Problem statement:
In the records that follow, the lines from the one containing "Give me the Plotly source for this chart." to the one containing "3570, 3580, 3590]", inclusive, are to be given again exactly.
● ● ● ● ●
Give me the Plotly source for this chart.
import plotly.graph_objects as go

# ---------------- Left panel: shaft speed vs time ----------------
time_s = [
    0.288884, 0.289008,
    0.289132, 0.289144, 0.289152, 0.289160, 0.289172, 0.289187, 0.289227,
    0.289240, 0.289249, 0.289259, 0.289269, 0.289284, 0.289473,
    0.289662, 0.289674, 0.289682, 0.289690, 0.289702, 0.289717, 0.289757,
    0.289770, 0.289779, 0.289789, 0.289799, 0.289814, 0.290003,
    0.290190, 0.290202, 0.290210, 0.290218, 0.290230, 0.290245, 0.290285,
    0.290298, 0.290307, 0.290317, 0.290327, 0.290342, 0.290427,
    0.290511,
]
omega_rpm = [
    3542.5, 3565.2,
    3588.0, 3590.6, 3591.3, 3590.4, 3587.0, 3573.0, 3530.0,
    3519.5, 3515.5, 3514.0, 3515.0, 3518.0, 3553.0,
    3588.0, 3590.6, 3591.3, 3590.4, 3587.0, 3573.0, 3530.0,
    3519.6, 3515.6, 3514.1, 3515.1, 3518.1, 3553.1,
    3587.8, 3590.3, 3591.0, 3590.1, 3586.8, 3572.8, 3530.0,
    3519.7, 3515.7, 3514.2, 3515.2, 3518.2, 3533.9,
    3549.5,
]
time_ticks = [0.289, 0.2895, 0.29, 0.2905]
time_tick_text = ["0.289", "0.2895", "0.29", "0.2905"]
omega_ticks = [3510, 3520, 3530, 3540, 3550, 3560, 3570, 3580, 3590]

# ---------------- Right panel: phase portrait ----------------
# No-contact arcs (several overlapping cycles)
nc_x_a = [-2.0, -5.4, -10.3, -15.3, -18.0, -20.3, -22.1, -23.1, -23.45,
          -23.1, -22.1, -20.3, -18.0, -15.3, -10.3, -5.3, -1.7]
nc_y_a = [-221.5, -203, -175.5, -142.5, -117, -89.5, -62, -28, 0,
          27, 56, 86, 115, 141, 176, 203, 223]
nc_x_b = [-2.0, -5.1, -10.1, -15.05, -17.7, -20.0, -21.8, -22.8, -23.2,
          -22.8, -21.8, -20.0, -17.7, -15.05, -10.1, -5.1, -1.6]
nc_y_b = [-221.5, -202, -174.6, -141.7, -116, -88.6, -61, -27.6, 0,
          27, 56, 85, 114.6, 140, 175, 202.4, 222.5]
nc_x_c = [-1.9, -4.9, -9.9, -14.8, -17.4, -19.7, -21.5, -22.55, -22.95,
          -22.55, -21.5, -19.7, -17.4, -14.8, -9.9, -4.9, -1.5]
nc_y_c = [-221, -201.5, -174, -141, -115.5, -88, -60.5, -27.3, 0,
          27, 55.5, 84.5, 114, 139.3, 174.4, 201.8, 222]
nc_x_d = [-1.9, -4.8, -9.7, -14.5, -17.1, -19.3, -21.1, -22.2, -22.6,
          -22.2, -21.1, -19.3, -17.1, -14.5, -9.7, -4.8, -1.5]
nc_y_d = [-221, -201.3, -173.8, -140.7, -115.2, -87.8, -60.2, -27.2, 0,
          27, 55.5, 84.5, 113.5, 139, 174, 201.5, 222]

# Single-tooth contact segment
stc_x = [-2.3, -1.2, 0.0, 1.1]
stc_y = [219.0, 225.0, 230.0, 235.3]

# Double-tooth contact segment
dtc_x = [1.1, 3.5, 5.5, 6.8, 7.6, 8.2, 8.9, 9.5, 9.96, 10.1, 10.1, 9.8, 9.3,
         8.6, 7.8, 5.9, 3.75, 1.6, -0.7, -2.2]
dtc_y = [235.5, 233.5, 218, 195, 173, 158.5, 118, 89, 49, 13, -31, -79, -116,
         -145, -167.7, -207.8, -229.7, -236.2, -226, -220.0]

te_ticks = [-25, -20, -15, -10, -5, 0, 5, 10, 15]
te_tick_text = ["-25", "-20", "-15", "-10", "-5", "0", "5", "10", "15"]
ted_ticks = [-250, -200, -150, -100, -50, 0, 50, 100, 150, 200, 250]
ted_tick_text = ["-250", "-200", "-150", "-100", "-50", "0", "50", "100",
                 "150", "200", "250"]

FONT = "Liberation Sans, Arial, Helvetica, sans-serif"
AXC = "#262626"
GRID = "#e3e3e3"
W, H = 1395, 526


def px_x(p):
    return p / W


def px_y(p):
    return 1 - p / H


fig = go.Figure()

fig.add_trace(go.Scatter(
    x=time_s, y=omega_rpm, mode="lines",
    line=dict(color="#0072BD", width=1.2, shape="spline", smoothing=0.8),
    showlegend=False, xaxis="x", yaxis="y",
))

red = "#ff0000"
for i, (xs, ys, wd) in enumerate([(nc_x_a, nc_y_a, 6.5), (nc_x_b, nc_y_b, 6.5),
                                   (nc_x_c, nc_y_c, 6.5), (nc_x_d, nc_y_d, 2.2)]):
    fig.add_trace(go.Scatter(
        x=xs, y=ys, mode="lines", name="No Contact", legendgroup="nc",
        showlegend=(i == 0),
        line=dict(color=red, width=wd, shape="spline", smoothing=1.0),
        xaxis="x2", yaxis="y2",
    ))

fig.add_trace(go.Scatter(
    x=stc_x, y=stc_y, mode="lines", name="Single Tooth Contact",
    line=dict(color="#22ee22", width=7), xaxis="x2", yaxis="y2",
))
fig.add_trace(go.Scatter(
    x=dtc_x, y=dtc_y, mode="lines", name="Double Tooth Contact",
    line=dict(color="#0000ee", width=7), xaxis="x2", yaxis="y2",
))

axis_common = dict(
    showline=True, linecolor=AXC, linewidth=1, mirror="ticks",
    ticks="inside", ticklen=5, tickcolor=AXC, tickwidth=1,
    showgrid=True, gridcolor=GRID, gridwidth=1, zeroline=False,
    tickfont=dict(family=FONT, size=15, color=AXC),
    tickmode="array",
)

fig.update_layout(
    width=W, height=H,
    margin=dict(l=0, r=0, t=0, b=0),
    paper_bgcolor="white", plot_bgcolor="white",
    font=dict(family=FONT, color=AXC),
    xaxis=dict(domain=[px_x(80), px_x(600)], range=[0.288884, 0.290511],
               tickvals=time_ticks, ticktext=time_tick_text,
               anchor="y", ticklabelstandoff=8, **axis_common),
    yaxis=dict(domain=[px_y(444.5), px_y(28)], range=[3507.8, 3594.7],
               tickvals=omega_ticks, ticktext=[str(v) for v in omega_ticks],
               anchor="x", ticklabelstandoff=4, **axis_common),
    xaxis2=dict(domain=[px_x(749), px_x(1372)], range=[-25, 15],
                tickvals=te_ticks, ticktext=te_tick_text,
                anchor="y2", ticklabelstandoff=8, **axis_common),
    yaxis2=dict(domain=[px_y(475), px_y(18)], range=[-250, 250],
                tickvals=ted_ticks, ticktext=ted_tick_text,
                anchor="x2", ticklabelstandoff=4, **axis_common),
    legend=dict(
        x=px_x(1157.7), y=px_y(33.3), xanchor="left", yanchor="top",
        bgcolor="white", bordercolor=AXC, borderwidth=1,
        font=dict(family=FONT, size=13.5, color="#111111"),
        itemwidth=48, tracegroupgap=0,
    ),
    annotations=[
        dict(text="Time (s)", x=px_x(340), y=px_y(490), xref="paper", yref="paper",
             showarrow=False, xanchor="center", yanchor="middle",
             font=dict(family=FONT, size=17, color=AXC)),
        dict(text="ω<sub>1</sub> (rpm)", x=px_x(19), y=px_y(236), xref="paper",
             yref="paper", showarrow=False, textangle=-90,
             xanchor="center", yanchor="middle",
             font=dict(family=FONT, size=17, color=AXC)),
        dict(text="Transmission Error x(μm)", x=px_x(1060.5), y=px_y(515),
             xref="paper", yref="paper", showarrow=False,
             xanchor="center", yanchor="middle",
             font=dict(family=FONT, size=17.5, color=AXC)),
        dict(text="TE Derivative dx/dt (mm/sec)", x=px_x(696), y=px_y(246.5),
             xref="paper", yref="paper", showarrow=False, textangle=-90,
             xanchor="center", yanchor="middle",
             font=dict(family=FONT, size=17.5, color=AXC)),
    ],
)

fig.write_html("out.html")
● ● ● ● ●
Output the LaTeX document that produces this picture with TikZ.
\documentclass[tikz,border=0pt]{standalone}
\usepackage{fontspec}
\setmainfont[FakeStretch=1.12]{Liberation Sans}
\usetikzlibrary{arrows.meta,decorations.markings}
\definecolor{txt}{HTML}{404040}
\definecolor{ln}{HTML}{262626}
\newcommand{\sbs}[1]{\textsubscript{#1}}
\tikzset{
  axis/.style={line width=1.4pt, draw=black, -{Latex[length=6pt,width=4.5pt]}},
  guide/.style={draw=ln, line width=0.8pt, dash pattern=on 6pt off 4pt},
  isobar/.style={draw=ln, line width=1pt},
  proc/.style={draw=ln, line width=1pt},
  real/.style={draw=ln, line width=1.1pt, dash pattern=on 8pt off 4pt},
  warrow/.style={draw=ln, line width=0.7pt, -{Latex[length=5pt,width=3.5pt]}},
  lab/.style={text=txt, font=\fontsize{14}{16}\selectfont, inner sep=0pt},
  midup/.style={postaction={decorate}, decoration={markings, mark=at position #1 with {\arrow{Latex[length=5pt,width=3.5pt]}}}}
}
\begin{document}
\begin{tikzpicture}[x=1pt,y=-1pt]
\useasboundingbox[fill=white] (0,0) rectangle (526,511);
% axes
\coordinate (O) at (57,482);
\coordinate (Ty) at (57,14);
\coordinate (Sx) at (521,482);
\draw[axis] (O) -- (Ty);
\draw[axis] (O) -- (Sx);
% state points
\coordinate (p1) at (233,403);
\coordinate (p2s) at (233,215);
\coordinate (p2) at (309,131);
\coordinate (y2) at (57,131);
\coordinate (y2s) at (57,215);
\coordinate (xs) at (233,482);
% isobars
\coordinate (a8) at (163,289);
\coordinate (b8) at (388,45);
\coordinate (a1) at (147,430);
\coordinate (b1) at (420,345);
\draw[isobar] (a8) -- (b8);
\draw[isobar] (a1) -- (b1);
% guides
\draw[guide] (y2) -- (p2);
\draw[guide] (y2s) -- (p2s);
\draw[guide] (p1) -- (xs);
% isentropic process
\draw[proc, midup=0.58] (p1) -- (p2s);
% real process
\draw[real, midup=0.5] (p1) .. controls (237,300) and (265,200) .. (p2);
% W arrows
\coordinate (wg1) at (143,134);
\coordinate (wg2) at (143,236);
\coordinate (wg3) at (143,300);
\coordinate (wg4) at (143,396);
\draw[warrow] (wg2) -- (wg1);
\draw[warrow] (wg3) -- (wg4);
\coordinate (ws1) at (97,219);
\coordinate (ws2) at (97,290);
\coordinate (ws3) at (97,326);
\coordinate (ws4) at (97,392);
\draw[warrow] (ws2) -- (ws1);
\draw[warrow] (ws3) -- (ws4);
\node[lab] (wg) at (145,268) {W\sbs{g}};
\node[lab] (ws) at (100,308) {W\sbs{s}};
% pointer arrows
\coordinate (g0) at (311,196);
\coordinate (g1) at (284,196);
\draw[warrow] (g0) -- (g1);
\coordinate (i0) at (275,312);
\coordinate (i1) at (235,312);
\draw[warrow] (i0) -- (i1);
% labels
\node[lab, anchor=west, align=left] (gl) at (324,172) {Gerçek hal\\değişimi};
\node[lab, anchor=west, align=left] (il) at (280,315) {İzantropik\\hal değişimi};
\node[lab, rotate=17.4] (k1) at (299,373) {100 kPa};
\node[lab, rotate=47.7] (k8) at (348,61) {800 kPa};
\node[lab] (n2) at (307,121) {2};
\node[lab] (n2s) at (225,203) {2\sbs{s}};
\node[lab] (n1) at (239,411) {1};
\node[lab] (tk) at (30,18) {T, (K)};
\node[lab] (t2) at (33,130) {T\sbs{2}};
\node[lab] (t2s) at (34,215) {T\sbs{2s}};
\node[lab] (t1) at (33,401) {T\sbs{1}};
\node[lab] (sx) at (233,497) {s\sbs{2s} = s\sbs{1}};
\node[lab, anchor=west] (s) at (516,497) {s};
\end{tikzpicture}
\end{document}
● ● ● ● ●
Problem solution:
Give me the Plotly source for this chart.
import plotly.graph_objects as go

# ---------------- Left panel: shaft speed vs time ----------------
time_s = [
    0.288884, 0.289008,
    0.289132, 0.289144, 0.289152, 0.289160, 0.289172, 0.289187, 0.289227,
    0.289240, 0.289249, 0.289259, 0.289269, 0.289284, 0.289473,
    0.289662, 0.289674, 0.289682, 0.289690, 0.289702, 0.289717, 0.289757,
    0.289770, 0.289779, 0.289789, 0.289799, 0.289814, 0.290003,
    0.290190, 0.290202, 0.290210, 0.290218, 0.290230, 0.290245, 0.290285,
    0.290298, 0.290307, 0.290317, 0.290327, 0.290342, 0.290427,
    0.290511,
]
omega_rpm = [
    3542.5, 3565.2,
    3588.0, 3590.6, 3591.3, 3590.4, 3587.0, 3573.0, 3530.0,
    3519.5, 3515.5, 3514.0, 3515.0, 3518.0, 3553.0,
    3588.0, 3590.6, 3591.3, 3590.4, 3587.0, 3573.0, 3530.0,
    3519.6, 3515.6, 3514.1, 3515.1, 3518.1, 3553.1,
    3587.8, 3590.3, 3591.0, 3590.1, 3586.8, 3572.8, 3530.0,
    3519.7, 3515.7, 3514.2, 3515.2, 3518.2, 3533.9,
    3549.5,
]
time_ticks = [0.289, 0.2895, 0.29, 0.2905]
time_tick_text = ["0.289", "0.2895", "0.29", "0.2905"]
omega_ticks = [3510, 3520, 3530, 3540, 3550, 3560, 3570, 3580, 3590]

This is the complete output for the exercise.